Instructions to follow
In the listing below, identify each line with the word "matplotlib" and return those lines.

Data segment
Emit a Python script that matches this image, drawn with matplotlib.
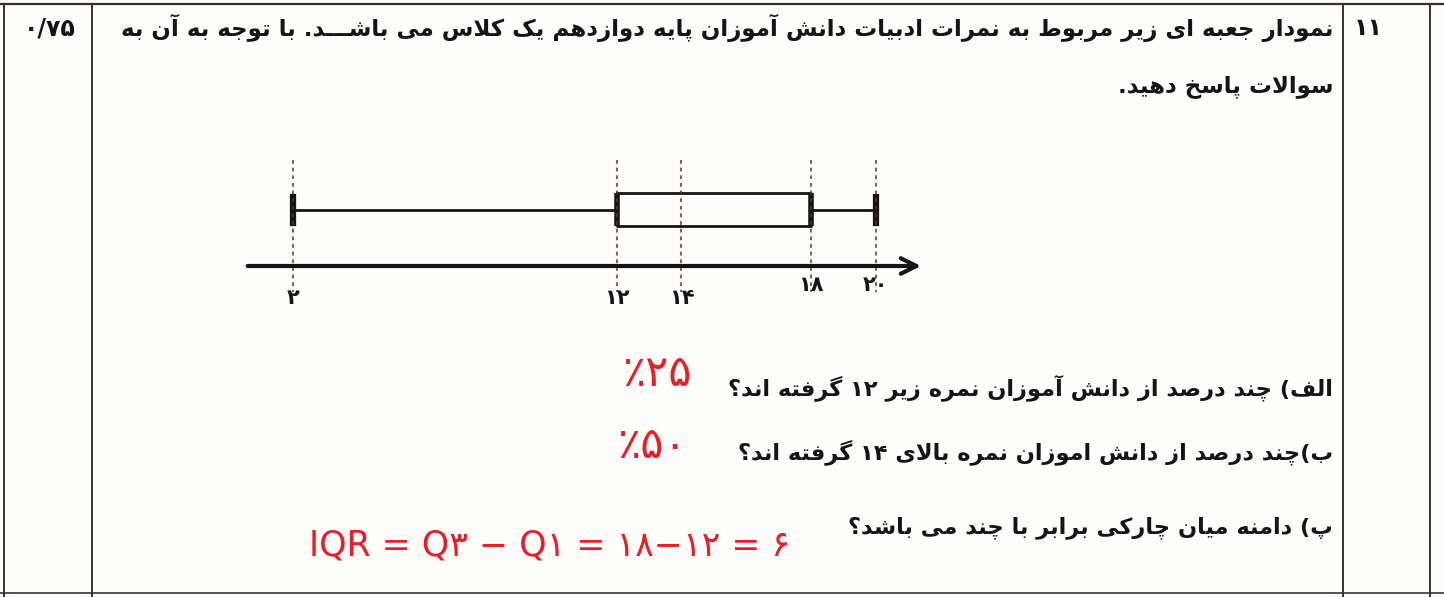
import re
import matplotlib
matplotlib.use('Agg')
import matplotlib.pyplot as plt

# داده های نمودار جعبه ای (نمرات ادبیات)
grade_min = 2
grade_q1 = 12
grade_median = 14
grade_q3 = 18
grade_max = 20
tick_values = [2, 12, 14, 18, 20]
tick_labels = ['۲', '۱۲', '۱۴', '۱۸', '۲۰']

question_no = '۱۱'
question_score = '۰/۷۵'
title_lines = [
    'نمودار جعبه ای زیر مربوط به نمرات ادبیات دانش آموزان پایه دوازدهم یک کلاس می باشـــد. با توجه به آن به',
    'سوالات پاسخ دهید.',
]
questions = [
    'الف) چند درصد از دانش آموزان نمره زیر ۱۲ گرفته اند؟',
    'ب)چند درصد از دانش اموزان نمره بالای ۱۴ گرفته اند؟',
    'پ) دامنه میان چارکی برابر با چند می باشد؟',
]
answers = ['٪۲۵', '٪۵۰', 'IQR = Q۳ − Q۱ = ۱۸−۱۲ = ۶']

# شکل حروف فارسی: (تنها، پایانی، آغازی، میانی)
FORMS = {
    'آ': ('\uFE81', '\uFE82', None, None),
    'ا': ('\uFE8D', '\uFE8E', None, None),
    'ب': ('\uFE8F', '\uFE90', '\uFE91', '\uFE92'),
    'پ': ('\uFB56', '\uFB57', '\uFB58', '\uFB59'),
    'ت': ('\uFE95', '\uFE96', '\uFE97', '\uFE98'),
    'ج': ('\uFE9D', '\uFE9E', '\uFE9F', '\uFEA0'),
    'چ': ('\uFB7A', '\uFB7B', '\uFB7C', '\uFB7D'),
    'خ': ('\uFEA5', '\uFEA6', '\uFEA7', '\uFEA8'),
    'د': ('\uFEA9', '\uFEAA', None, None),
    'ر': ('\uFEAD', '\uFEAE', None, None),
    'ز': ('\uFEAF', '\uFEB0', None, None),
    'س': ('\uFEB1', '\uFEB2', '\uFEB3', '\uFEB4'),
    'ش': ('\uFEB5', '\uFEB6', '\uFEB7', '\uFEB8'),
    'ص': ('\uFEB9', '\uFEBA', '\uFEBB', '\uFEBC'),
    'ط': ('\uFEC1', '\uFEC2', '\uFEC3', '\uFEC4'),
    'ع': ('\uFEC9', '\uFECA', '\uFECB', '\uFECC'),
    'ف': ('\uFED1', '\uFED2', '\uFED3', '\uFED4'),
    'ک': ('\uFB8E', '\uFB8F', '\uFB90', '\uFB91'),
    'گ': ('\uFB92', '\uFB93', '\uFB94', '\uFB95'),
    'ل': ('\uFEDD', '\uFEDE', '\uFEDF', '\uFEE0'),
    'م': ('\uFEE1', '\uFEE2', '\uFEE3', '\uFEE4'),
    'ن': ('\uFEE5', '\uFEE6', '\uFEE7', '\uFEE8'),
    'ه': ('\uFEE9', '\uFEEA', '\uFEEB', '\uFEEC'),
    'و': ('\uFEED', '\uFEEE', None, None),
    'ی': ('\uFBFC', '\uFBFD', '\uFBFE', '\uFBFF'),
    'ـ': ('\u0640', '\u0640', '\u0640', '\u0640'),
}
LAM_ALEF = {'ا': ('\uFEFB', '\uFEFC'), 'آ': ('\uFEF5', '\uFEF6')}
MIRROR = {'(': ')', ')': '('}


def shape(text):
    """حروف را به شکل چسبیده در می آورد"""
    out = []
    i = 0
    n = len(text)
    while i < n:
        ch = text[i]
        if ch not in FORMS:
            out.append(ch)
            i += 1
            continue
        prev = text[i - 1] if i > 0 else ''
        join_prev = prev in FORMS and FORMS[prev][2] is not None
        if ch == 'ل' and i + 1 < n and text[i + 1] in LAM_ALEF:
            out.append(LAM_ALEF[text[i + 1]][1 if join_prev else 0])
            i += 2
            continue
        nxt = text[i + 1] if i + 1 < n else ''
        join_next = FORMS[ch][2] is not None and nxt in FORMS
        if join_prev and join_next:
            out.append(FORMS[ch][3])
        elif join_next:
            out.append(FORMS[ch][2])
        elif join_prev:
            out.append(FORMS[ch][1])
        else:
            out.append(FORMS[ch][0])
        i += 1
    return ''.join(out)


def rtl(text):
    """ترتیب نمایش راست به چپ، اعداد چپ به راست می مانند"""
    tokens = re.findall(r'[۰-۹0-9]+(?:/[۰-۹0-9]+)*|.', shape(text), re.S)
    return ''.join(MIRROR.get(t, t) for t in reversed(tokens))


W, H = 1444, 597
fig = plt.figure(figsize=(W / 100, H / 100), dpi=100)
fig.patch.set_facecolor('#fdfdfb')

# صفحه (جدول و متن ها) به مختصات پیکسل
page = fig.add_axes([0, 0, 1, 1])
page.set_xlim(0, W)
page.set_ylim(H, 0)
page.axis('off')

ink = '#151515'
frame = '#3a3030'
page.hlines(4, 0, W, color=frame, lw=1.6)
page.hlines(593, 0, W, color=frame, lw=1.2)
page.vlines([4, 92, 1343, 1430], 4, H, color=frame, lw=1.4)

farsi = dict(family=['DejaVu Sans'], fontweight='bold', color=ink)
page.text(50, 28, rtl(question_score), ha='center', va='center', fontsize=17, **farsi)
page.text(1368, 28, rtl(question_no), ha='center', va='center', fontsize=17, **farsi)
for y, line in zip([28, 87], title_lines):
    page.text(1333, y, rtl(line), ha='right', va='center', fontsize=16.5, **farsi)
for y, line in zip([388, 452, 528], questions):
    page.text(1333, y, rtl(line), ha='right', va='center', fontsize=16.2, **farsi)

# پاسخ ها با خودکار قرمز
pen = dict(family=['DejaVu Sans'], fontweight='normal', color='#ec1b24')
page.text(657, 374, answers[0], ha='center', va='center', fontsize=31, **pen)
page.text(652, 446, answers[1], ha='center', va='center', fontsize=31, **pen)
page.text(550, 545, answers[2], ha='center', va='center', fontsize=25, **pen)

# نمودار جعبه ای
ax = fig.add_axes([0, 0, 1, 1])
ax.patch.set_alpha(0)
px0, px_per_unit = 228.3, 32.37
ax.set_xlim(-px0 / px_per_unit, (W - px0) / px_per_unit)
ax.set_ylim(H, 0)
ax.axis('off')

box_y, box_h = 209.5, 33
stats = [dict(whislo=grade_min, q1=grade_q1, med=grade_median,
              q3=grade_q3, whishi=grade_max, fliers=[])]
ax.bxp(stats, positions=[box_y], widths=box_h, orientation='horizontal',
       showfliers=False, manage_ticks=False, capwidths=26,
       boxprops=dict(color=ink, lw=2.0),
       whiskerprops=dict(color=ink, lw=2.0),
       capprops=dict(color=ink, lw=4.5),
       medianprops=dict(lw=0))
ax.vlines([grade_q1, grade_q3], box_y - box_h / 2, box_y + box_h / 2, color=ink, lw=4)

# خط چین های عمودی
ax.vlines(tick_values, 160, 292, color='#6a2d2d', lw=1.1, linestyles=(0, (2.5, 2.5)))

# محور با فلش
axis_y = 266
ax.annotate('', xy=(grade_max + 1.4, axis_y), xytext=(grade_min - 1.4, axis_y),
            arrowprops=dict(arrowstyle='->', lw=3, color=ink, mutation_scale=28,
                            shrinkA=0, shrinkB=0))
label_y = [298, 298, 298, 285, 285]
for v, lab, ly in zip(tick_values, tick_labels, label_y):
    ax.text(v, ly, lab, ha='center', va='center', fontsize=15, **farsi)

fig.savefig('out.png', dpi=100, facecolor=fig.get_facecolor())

Answer below
Emit a Python script that matches this image, drawn with matplotlib.
import matplotlib
matplotlib.use('Agg')
import matplotlib.pyplot as plt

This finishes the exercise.